The model is aimed at any workflow that needs a 3D environment in a hurry. The paper names virtual reality, physical simulation, game development, and interactive content creation. [3] For VR the 360 degree panoramic worlds are a natural fit, since the whole point is to look around freely. For games and film the mesh output and disentangled objects let a small team rough in a level or a set and then refine it by hand. For robotics and embodied AI the meshes can serve as training environments, places where an agent can be dropped to learn navigation or manipulation, which is where the simulation-capable label comes from.
Tencent published the code and weights openly, with the repository on GitHub and the model on Hugging Face. [1][2] The release covers both generation modes and the supporting pipeline. It is not a hosted demo behind an API, it is a model you download and run yourself.
Running the full model at high resolution takes a serious GPU, and the original release leaned toward data-center hardware. To widen access, on August 15, 2025 the team published a quantized build, HunyuanWorld-1.0-lite, that runs on consumer cards such as an NVIDIA RTX 4090. [1] That makes local use practical for people without a workstation-class accelerator, at some cost in fidelity.
The license is the Tencent HunyuanWorld-1.0 Community License Agreement, identified as tencent-hunyuanworld-1.0-community. [7] It allows commercial use without a fee, with two limits worth knowing. The grant applies to a defined Territory that excludes the European Union, the United Kingdom, and South Korea, so the standard terms do not cover users in those places. [7] And if a product built on the model passes 1 million monthly active users, the user has to request a separate license from Tencent, which Tencent can grant or refuse at its discretion. [7] This is the same broad shape as the licenses on other Hunyuan releases, permissive for most people in practice while carving out the largest deployments and a few jurisdictions.
It is easy to confuse HunyuanWorld with Hunyuan 3D, and the two are related but do different jobs.
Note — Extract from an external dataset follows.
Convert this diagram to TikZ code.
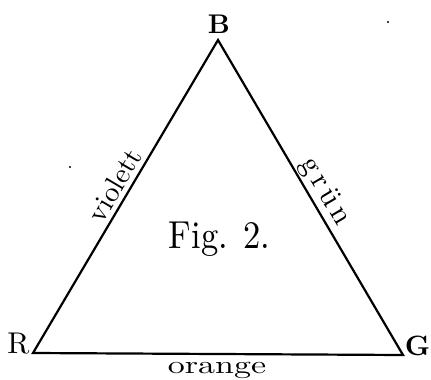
\documentclass[tikz,border=0pt]{standalone}
\usepackage{fontspec}
\begin{document}
\begin{tikzpicture}[x=1pt,y=-1pt,
  edge/.style={line width=2.2pt,line join=miter},
  vlabel/.style={inner sep=0pt,anchor=base,font=\fontsize{10}{12}\selectfont},
  side/.style={inner sep=0pt,anchor=center,font=\fontsize{10}{12}\selectfont},
  speck/.style={fill=black,draw=none}]
\useasboundingbox (0,0) rectangle (431,380);
\coordinate (R) at (33,353);
\coordinate (B) at (218,40);
\coordinate (G) at (403,355);
\draw[edge] (R) -- (B) -- (G) -- cycle;
\node[vlabel] (lB) at (219,33) {\scalebox{2.7}{\bfseries B}};
\node[vlabel] (lR) at (18.5,353) {\scalebox{3.0}{R}};
\node[vlabel] (lG) at (417.5,355) {\scalebox{2.8}{\bfseries G}};
\node[vlabel] (lo) at (217,373) {\scalebox{3.4}[2.5]{orange}};
\node[vlabel] (fig) at (219.5,248) {\scalebox{3.45}[3.9]{Fig. 2.}};
\node[side,rotate=59.4] (lv) at (114.5,185) {\scalebox{2.85}{violett}};
\node[side,rotate=-59.4] (lg) at (325,192) {\scalebox{3.0}{g\kern1.5pt r\kern1.5pt ü\kern1.5pt n}};
\fill[speck] (388,22) circle (1.1);
\fill[speck] (70,167) circle (1.1);
\end{tikzpicture}
\end{document}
Hunyuan 3D generates a single 3D object from an image or a prompt, a chair, a character, a prop. HunyuanWorld generates a whole scene, the room that holds the chair and everything around it. [1] In fact HunyuanWorld can call Hunyuan 3D to make the foreground objects inside its scenes, so the object model is a component of the world model rather than a competitor to it. [4] The two share the Hunyuan brand with other Tencent generators such as HunyuanVideo for video, but each targets a separate output type.
In the wider research landscape, HunyuanWorld 1.0 belongs to the push toward a generative world model, a system that produces navigable environments rather than fixed media. It contrasts with video-first world generators that synthesize frames of a moving camera but do not hand you reusable geometry, and with object-level 3D generation that makes single assets. Its distinguishing trait is the pairing of an explorable 360 degree scene with an exported mesh that ordinary tools can read.
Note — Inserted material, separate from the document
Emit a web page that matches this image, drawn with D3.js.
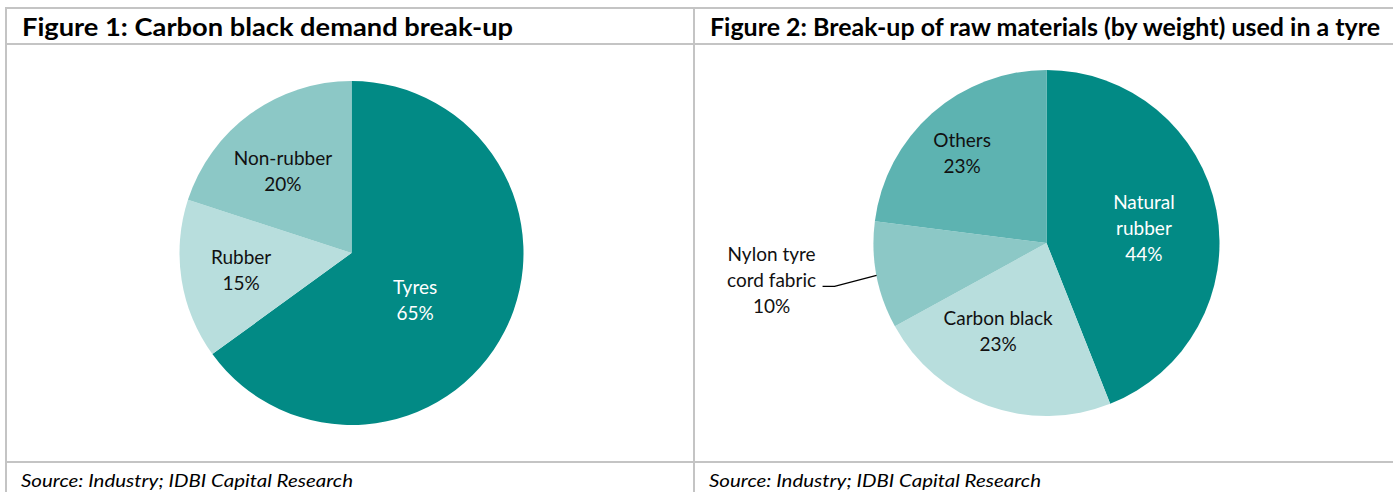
<!doctype html>
<html lang="en">
<head>
  <meta charset="utf-8">
  <title>Carbon black demand / tyre raw materials</title>
  <script src="https://d3js.org/d3.v7.min.js"></script>
  <style>
    body { margin: 0; background: #fff; }
    svg text { font-family: Lato, "Open Sans", sans-serif; }
    .title { font-size: 24px; font-weight: bold; fill: #000; }
    .source { font-size: 18px; font-style: italic; fill: #000; }
    .lbl { font-size: 19px; }
  </style>
</head>
<body>
<svg width="1393" height="492"></svg>
<script>
  // figure 1
  var demandCats = ["Tyres", "Rubber", "Non-rubber"];
  var demandVals = [65, 15, 20];
  // figure 2
  var tyreCats = ["Natural rubber", "Carbon black", "Nylon tyre cord fabric", "Others"];
  var tyreVals = [44, 23, 10, 23];

  var titles = ["Figure 1: Carbon black demand break-up",
                "Figure 2: Break-up of raw materials (by weight) used in a tyre"];
  var sourceText = "Source: Industry; IDBI Capital Research";

  var dark = "#028a85", mid = "#5db3b1", light = "#8cc8c6", pale = "#b8dedd";

  var svg = d3.select("svg");

  // table frame
  var grid = svg.append("g").attr("stroke", "#c4c4c4").attr("stroke-width", 2);
  [8, 44, 462].forEach(function (y) {
    grid.append("line").attr("x1", 5).attr("x2", 1393).attr("y1", y).attr("y2", y);
  });
  [6, 694].forEach(function (x) {
    grid.append("line").attr("x1", x).attr("x2", x).attr("y1", 7).attr("y2", 492);
  });

  svg.append("text").attr("class", "title").attr("x", 22).attr("y", 36)
    .attr("textLength", 491).attr("lengthAdjust", "spacingAndGlyphs").text(titles[0]);
  svg.append("text").attr("class", "title").attr("x", 710).attr("y", 36)
    .attr("textLength", 670).attr("lengthAdjust", "spacingAndGlyphs").text(titles[1]);

  [21, 709].forEach(function (x) {
    svg.append("text").attr("class", "source").attr("x", x).attr("y", 487)
      .attr("textLength", 332).attr("lengthAdjust", "spacingAndGlyphs").text(sourceText);
  });

  function drawPie(cx, cy, r, cats, vals, colors, labels) {
    var g = svg.append("g").attr("transform", "translate(" + cx + "," + cy + ")");
    var pie = d3.pie().sort(null).value(function (d) { return d; });
    var arcs = pie(vals);
    var arc = d3.arc().innerRadius(0).outerRadius(r);

    g.selectAll("path").data(arcs).enter().append("path")
      .attr("d", arc)
      .attr("fill", function (d, i) { return colors[i]; });

    arcs.forEach(function (d, i) {
      var L = labels[i];
      var a = (d.startAngle + d.endAngle) / 2 + L.turn * Math.PI / 180;
      var x = Math.sin(a) * r * L.k, y = -Math.cos(a) * r * L.k;
      var lines = L.lines || [cats[i]];
      lines = lines.concat([vals[i] + "%"]);

      if (L.leader) {
        var m = (d.startAngle + d.endAngle) / 2;
        var ex = Math.sin(m) * r, ey = -Math.cos(m) * r;
        var bx = ex + L.leader[0], by = ey + L.leader[1];
        g.append("polyline")
          .attr("points", [[ex, ey], [bx, by], [bx - 12, by]].map(function (p) { return p.join(","); }).join(" "))
          .attr("fill", "none").attr("stroke", "#000").attr("stroke-width", 1.3);
        x = bx - 63; y = by - 6;
      }

      var t = g.append("text").attr("class", "lbl")
        .attr("text-anchor", "middle")
        .attr("fill", L.fill);
      var n = lines.length;
      lines.forEach(function (s, j) {
        t.append("tspan").attr("x", x)
          .attr("y", y + (j - (n - 1) / 2) * 26)
          .attr("dy", "0.35em").text(s);
      });
    });
  }

  drawPie(351.5, 253, 172, demandCats, demandVals, [dark, pale, light], [
    { k: 0.46, turn: 9.5, fill: "#fff" },
    { k: 0.65, turn: 0, fill: "#111" },
    { k: 0.62, turn: -4, fill: "#111" }
  ]);

  drawPie(1046.5, 243, 173, tyreCats, tyreVals, [dark, pale, light, mid], [
    { k: 0.57, turn: 2, fill: "#fff", lines: ["Natural", "rubber"] },
    { k: 0.58, turn: 9, fill: "#111" },
    { k: 1, turn: 0, fill: "#111", lines: ["Nylon tyre", "cord fabric"], leader: [-42, 11] },
    { k: 0.71, turn: -2, fill: "#111" }
  ]);
</script>
</body>
</html>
Tencent kept building on the line after the 1.0 release, and the follow-ups branch in two directions. HunyuanWorld-Voyager, released on September 2, 2025, takes the video route. It is an interactive RGBD video generation model conditioned on camera input that generates world-consistent 3D point-cloud sequences from a single image along a user-defined camera path, producing aligned color and depth frames for direct 3D reconstruction. [8] Tencent described it as the industry's first ultra-long-range world model with native 3D reconstruction, and it ranked first on Stanford's WorldScore benchmark. [8] Where 1.0 builds a static mesh world you explore freely, Voyager focuses on long camera traversals with depth, which puts it closer to the video-based branch the original paper had set out to complement.
The numbered line continued separately. HunyuanWorld 1.1, also called WorldMirror, arrived on October 22, 2025 and reconstructs 3D scenes from videos or multi-view images. [1] Later updates followed, including a real-time interactive system and a 2.0 release, which shows how quickly the area moved over the months after the first model.
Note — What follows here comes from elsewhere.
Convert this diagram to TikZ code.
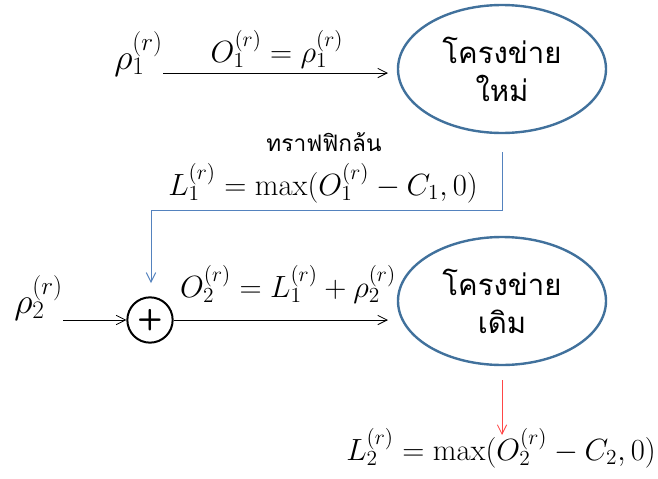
\RequirePackage{fix-cm}
\documentclass[tikz,border=0pt]{standalone}
\usepackage{fontspec}
\newfontfamily\thaifont[Script=Thai]{Loma}
\usetikzlibrary{arrows.meta,shapes.geometric}
\definecolor{ellblue}{RGB}{65,113,156}
\definecolor{lineblue}{RGB}{84,130,190}
\definecolor{arrred}{RGB}{255,70,70}
\begin{document}
\begin{tikzpicture}[x=0.75pt,y=-0.75pt,
  net/.style={ellipse, draw=ellblue, line width=1.8pt, minimum width=156pt, minimum height=96pt, inner sep=0pt, align=center, font=\thaifont\fontsize{22}{28.5}\selectfont},
  mth/.style={font=\fontsize{23}{28}\selectfont, inner sep=0pt},
  bigmth/.style={font=\fontsize{27}{32}\selectfont, inner sep=0pt},
  arr/.style={-{Straight Barb[length=7pt,width=7pt]}, line width=0.6pt},
]
\useasboundingbox (0,0) rectangle (658,479);
% ellipses
\node[net] (e1) at (502,69) {โครงข่าย\\ใหม่};
\node[net] (e2) at (502,301) {โครงข่าย\\เดิม};
% top branch
\node[bigmth, anchor=base west] (rho1) at (114,69) {$\rho_1^{(r)}$};
\coordinate (a1e) at (388,73);
\draw[arr] (rho1.east |- a1e) -- (a1e);
\node[mth, anchor=base] (lab1) at (277,62) {$O_1^{(r)} = \rho_1^{(r)}$};
% overflow connector
\coordinate (b1) at (502,152);
\coordinate (b3) at (151,210);
\coordinate (b4) at (151,283);
\draw[lineblue, arr, line width=0.75pt] (b1) |- (b3) -- (b4);
\node[font=\thaifont\fontsize{17}{20}\selectfont, anchor=base, inner sep=0pt] (trf) at (324,151) {ทราฟฟิกล้น};
\node[mth, anchor=base] (l1) at (323,195) {$L_1^{(r)} = \max(O_1^{(r)} - C_1, 0)$};
% bottom branch
\node[circle, draw, line width=1.5pt, minimum size=34pt, inner sep=0pt, font=\sffamily\bfseries\fontsize{22}{22}\selectfont] (plus) at (150,320) {+};
\node[bigmth, anchor=base west] (rho2) at (14,313) {$\rho_2^{(r)}$};
\draw[arr] (rho2.east |- plus.west) -- (plus.west);
\coordinate (a2e) at (388,320);
\draw[arr] (plus.east) -- (a2e);
\node[mth, anchor=base] (lab2) at (288,297) {$O_2^{(r)} = L_1^{(r)} + \rho_2^{(r)}$};
% output
\coordinate (r1) at (502,380);
\coordinate (r2) at (502,435);
\draw[arrred, arr] (r1) -- (r2);
\node[mth, anchor=base] (l2) at (501,460) {$L_2^{(r)} = \max(O_2^{(r)} - C_2, 0)$};
\end{tikzpicture}
\end{document}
The table below sorts out the family members that are easy to mix up.
| Release | Date | What it does |
|---|---|---|
| HunyuanWorld 1.0 | July 2025 | Text or image to a layered, mesh-based 3D world |
| HunyuanWorld-1.0-lite | August 2025 | Quantized build for consumer GPUs |
| HunyuanWorld-Voyager | September 2025 | Camera-controllable RGBD video with native 3D reconstruction |
| HunyuanWorld 1.1 (WorldMirror) | October 2025 | 3D reconstruction from video or multi-view images |
The honest limits sit alongside the strengths. The full model wants a large GPU, so high-resolution generation is out of reach for most individual users without the quantized lite build or rented cloud hardware. [1] The output is a reconstruction from a single panorama, so geometry far from the original viewpoint is inferred rather than observed, and surfaces that were never visible in the proxy can look thin or incomplete when you move deep into the scene. Disentangled objects help interactivity, but the separation is only as good as the segmentation, so cluttered scenes can leave objects fused or mislabeled. And the licensing carve-outs mean teams in the European Union, the United Kingdom, and South Korea, or anyone planning a product at million-user scale, cannot simply assume the default terms cover them. [7] None of this undercuts the core idea. For a freely available model, getting an editable, engine-ready 3D world out of a sentence is a real step, and the open release lets the rest of the field build on it.